Here’s what we didn’t like:

Uh…why am I doing this, again? – If there are any big black marks on Mark of the Ninja, it’s the game’s story. The player is basically tossed into the shoes of a ninja warrior to fight an evil corporation that…hates ninjas, or something? (It’s not all that clear or coherent, honestly). When you get right down to it, the story is flimsy and little more than a justification for the setting and action (though that’s hardly uncommon in the industry). Granted, this would be far more detrimental if the story was a major selling point a la Bastion or Mass Effect, but it isn’t – if you’re sticking around, it’s for the gameplay, not to see whether the ninja clan is victorious (in the same vein, if the gameplay doesn’t appeal to you, the narrative isn’t going to give you any reason to stick around for more than a level or two). Again, this is a minor gripe, but a gripe nonetheless.

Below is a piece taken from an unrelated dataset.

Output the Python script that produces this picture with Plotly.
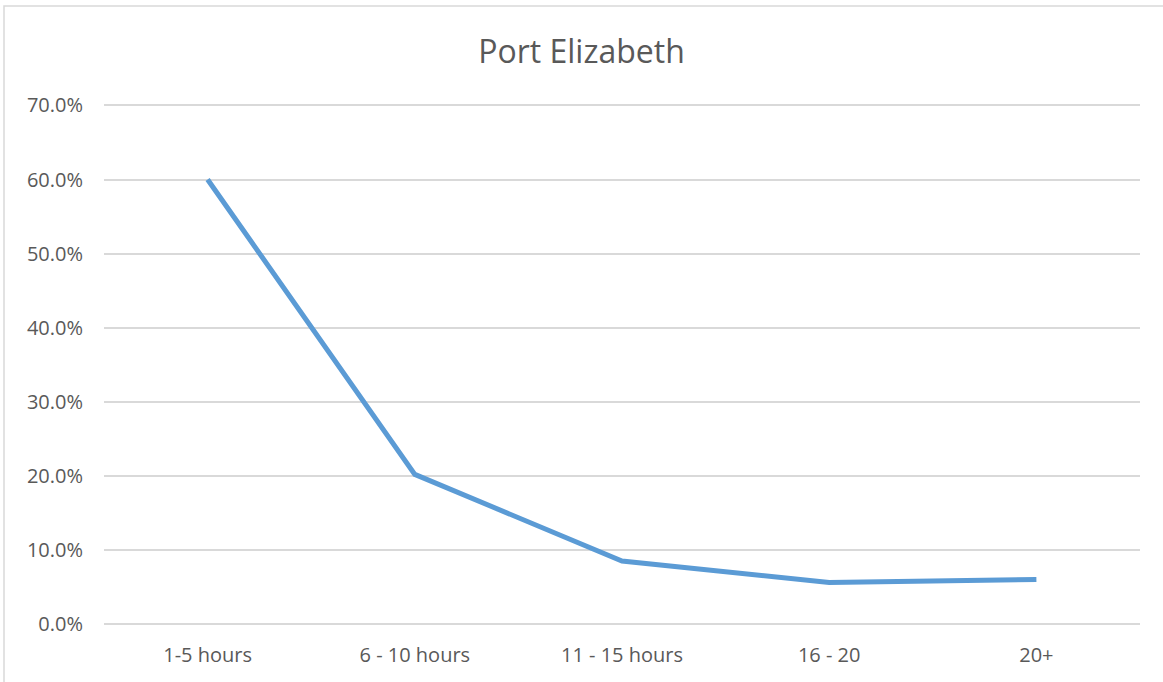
import plotly.graph_objects as go

categories = ["1-5 hours", "6 - 10 hours", "11 - 15 hours", "16 - 20", "20+"]
share = [0.600, 0.202, 0.085, 0.056, 0.060]

fig = go.Figure()
fig.add_trace(
    go.Scatter(
        x=categories,
        y=share,
        mode="lines",
        line=dict(color="#5B9BD5", width=5, shape="linear"),
        hoverinfo="x+y",
    )
)

fig.update_layout(
    width=1163,
    height=682,
    margin=dict(l=104, r=23, t=104, b=58, autoexpand=False),
    paper_bgcolor="white",
    plot_bgcolor="white",
    font=dict(family="Open Sans, Liberation Sans, sans-serif", color="#595959"),
    title=dict(
        text="Port Elizabeth",
        x=0.5,
        xanchor="center",
        y=1 - 52 / 682,
        yanchor="middle",
        font=dict(size=32, color="#595959"),
    ),
    showlegend=False,
    xaxis=dict(
        showgrid=False,
        showline=False,
        ticks="",
        ticklabelstandoff=17,
        tickfont=dict(size=20, color="#595959"),
        range=[-0.5, 4.5],
    ),
    yaxis=dict(
        range=[0, 0.702],
        tickvals=[0, 0.1, 0.2, 0.3, 0.4, 0.5, 0.6, 0.7],
        tickformat=".1%",
        showgrid=True,
        gridcolor="#D9D9D9",
        gridwidth=1.6,
        zeroline=True,
        zerolinecolor="#D9D9D9",
        zerolinewidth=1.6,
        showline=False,
        ticks="",
        ticklabelstandoff=20,
        tickfont=dict(size=20, color="#595959"),
    ),
)

# light chart-area border (only left and top edges are visible in the crop)
fig.add_shape(
    type="rect",
    xref="paper",
    yref="paper",
    x0=(4 - 104) / 1036,
    x1=(1180 - 104) / 1036,
    y0=(624 - 690) / 520,
    y1=(624 - 6) / 520,
    line=dict(color="#D9D9D9", width=1.5),
    layer="below",
)

fig.write_html(
    "out.html",
    config={"displayModeBar": False},
    post_script="document.body.style.margin='0';",
)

Sneak, stab, repeat – Again, Mark of the Ninja does a commendable job of keeping gameplay fresh and throwing new wrinkles into the mix to challenge the player. That said, the gameplay between those introductions can lead to some tedium and repetitiveness. It doesn’t help that some levels are longer than feels natural, leading to a big of a slog toward, or that it doesn’t take long at all to discern the best way to tackle those new challenges (you’re not going to spend a terrible amount of time trying to wrap your brain around how to deal with a patrol hound, for instance).

When you get right down to it, Mark of the Ninja won’t be everyone’s cup of tea, but it is a pretty great, fairly unique XBLA title, despite a couple of minor flaws.  Some will be turned off by the more meticulous play style, or the cartoony art style. That said, anyone who turns the game down on those qualities will pass up  a really unique title truly worthy of your attention. Do yourself a favor and give the game a shot.